During her confirmation for the appeals court, Sen. Thom Tillis (R-N.C.) asked Jackson in written questions about the lengthiness of that decision (120 pages, one of her longest), comparing it to Jackson’s statement at her confirmation hearing that it was “just another opinion.”
Jackson responded that it “was a lengthy opinion because it required me to resolve cross-motions for summary judgment concerning ‘three legal contentions of extraordinary constitutional significance.’ ”
Tillis also asked about her decision being reversed, which it was on procedural matters. But at the time, it was still pending before the appeals court, before a settlement was reached for McGahn to testify.
Since her confirmation to that higher court, Jackson served in recent months on a three-judge panel that ruled Congress could see Trump White House documents related to the Jan. 6 Capitol insurrection. That decision was later affirmed by the Supreme Court.
The first major attack on Biden’s selection has come before he even made it: Some conservatives are crying foul that he promised to pick a Black woman, saying it amounts to reverse discrimination or affirmative action. They have done so despite multiple GOP presidents — Trump and Ronald Reagan — having themselves promised to pick women for the court.
GOP senators asked Jackson last year how her race might inform her work as a judge and about racial disparities in criminal justice.
“Since our Democratic colleagues seem to be putting so much emphasis on race, I just want to ask this question,” Cornyn said, adding, “what role does race play, Judge Jackson, in the kind of judge that you have been and the kind of judge that you will be?”
Jackson responded: “I don’t think that race plays a role in the kind of judge that I have been and that I would be, in the way that you asked that question.” She said her race “would be inappropriate to inject in my evaluation of a case.”
Jackson did say, though, she believed that her experiences, including her different professional background than most nominees and her service as a district judge, “would bring value.”
Sen. Mike Lee (R-Utah) asked her whether “most racial disparities in criminal convictions and sentencing result form an unconscious racial bias of judges, juries and other judicial decision-makers.” Jackson said she wasn’t a social scientist but that one has “to think about [unconscious bias] when we are making decisions.”
Support from a court-packing group
This last one came up in her confirmation hearing last year. It has to do with a group that has endorsed and ran ads for her — Demand Justice — and has pitched her as a future Supreme Court justice. The group has also supported adding justices to the Supreme Court in response to Republican gamesmanship in the confirmation process.

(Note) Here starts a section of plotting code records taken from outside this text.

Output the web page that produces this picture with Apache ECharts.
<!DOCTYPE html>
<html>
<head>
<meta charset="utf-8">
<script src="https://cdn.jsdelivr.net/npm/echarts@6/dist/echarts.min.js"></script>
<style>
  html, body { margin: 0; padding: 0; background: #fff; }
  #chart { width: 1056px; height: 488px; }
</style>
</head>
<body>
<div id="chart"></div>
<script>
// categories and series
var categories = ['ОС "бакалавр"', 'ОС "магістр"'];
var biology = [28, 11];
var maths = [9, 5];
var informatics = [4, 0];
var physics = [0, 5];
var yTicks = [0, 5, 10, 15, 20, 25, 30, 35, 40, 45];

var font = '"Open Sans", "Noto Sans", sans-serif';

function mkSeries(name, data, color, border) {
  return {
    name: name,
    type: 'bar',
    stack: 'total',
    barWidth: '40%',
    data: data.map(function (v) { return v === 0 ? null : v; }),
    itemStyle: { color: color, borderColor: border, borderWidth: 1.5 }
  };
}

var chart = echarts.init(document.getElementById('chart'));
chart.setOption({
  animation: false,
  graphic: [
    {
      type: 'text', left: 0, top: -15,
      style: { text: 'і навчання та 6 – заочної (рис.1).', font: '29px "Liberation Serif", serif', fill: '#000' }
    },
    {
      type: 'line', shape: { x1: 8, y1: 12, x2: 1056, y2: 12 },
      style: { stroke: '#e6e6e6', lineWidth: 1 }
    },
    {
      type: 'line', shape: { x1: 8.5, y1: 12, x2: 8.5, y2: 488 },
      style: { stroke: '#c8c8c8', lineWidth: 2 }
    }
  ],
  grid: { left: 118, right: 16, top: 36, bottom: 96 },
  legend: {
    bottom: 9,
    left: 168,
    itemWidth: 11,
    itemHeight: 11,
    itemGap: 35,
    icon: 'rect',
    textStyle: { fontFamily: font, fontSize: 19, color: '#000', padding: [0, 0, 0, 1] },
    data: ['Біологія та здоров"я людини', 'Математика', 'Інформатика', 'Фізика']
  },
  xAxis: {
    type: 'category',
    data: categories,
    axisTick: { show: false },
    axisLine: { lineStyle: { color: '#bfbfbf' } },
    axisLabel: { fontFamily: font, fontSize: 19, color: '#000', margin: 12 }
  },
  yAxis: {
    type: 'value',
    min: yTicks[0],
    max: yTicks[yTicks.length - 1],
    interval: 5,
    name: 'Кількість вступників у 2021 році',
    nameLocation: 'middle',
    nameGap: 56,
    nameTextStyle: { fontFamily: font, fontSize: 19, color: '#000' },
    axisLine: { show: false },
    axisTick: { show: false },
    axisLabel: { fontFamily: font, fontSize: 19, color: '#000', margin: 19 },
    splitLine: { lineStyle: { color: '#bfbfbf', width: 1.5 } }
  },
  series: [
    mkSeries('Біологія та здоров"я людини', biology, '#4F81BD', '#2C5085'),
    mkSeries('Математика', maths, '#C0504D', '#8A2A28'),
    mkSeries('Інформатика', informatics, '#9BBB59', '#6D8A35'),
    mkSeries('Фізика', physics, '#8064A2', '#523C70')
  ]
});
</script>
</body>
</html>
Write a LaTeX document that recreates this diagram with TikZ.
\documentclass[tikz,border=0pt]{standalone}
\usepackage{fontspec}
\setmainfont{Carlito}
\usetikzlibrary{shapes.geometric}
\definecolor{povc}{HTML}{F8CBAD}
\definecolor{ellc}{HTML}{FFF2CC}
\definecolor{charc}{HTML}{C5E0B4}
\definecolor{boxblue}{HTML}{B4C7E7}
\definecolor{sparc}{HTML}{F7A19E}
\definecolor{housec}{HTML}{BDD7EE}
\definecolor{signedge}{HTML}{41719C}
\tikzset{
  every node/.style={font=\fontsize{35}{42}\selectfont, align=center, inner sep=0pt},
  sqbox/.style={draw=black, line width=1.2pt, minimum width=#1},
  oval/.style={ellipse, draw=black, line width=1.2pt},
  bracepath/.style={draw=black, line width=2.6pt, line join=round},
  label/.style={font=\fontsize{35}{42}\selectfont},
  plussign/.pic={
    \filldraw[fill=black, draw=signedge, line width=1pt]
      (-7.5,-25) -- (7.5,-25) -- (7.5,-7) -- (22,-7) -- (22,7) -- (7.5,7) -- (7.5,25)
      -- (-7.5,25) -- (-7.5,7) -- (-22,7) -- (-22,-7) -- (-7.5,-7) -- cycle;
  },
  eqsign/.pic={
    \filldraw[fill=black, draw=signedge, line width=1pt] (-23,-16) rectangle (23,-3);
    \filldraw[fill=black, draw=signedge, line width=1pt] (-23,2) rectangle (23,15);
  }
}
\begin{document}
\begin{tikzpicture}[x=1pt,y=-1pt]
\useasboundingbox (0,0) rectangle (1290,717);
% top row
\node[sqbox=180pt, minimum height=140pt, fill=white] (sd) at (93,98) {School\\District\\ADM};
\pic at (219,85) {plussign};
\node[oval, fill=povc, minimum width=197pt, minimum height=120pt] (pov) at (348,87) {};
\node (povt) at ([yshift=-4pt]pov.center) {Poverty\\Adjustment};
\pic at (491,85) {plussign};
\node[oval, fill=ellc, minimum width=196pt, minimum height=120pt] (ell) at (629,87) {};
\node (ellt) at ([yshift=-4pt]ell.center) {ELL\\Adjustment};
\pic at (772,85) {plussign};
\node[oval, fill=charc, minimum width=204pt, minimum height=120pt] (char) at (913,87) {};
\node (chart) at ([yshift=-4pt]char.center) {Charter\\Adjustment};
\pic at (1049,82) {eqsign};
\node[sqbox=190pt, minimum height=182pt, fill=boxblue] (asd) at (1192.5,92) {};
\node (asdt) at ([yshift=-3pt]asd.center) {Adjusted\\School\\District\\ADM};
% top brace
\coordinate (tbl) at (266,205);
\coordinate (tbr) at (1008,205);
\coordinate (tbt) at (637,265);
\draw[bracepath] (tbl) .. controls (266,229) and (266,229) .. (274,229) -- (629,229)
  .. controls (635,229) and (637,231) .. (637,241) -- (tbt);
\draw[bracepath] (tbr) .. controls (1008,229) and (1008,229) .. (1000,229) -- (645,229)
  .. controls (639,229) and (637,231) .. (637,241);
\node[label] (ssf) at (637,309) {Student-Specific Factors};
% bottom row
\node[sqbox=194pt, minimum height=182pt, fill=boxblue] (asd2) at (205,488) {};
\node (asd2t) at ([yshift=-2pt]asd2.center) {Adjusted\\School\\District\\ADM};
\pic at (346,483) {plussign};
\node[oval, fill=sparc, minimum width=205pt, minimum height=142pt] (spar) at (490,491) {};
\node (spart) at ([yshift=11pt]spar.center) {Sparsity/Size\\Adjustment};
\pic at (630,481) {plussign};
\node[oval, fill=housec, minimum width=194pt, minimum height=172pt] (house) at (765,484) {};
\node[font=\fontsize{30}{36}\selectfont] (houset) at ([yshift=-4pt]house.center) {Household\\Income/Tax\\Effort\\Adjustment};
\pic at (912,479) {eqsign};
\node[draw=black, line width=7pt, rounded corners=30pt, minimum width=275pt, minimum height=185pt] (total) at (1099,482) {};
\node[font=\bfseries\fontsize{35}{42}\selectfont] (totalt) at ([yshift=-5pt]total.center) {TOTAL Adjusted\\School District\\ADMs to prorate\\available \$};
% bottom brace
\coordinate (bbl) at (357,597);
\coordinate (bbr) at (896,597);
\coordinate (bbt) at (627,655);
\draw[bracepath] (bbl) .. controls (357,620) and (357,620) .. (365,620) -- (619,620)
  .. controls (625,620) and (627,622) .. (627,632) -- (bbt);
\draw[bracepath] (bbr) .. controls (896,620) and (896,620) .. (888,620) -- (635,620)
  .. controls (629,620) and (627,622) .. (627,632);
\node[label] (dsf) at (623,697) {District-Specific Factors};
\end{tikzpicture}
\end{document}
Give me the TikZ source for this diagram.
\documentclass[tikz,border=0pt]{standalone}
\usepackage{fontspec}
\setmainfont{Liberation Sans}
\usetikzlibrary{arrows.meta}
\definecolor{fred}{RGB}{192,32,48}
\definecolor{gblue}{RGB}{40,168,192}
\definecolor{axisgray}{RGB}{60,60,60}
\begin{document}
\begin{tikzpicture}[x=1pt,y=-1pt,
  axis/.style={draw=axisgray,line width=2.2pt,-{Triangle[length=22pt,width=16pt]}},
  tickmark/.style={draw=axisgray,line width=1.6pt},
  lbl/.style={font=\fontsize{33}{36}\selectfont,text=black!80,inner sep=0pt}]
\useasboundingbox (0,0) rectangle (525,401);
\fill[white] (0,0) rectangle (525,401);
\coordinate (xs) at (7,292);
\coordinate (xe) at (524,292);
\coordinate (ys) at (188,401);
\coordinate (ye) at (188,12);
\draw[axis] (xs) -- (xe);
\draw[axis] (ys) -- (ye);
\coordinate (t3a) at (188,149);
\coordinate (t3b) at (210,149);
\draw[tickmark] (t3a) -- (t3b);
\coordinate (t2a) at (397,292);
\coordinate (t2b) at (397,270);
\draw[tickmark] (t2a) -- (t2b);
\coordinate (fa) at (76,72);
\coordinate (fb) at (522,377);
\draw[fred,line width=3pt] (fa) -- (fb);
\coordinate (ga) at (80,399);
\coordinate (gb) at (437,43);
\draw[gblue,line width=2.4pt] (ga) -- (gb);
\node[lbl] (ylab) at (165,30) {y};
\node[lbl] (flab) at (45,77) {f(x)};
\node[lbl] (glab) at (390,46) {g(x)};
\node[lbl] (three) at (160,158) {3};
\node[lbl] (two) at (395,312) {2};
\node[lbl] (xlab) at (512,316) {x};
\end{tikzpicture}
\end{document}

Tillis suggested its support for her might have resulted from her decision in the McGahn case.
Jackson responded: “I know very well what my obligations are, what my duties are — not to rule with partisan advantage in mind, not to tailor or craft my decisions in order to try to gain influence or do anything on the sort.”
Cornyn asked her whether she agreed with Demand Justice’s statement that the Supreme Court is “broken.”
Jackson offered the kind of response one would expect in such a hearing: “Senator, I’ve never said anything about the Supreme Court being broken. Again, I’m not going to comment on the structure, the size — the functioning, even — of the Supreme Court.”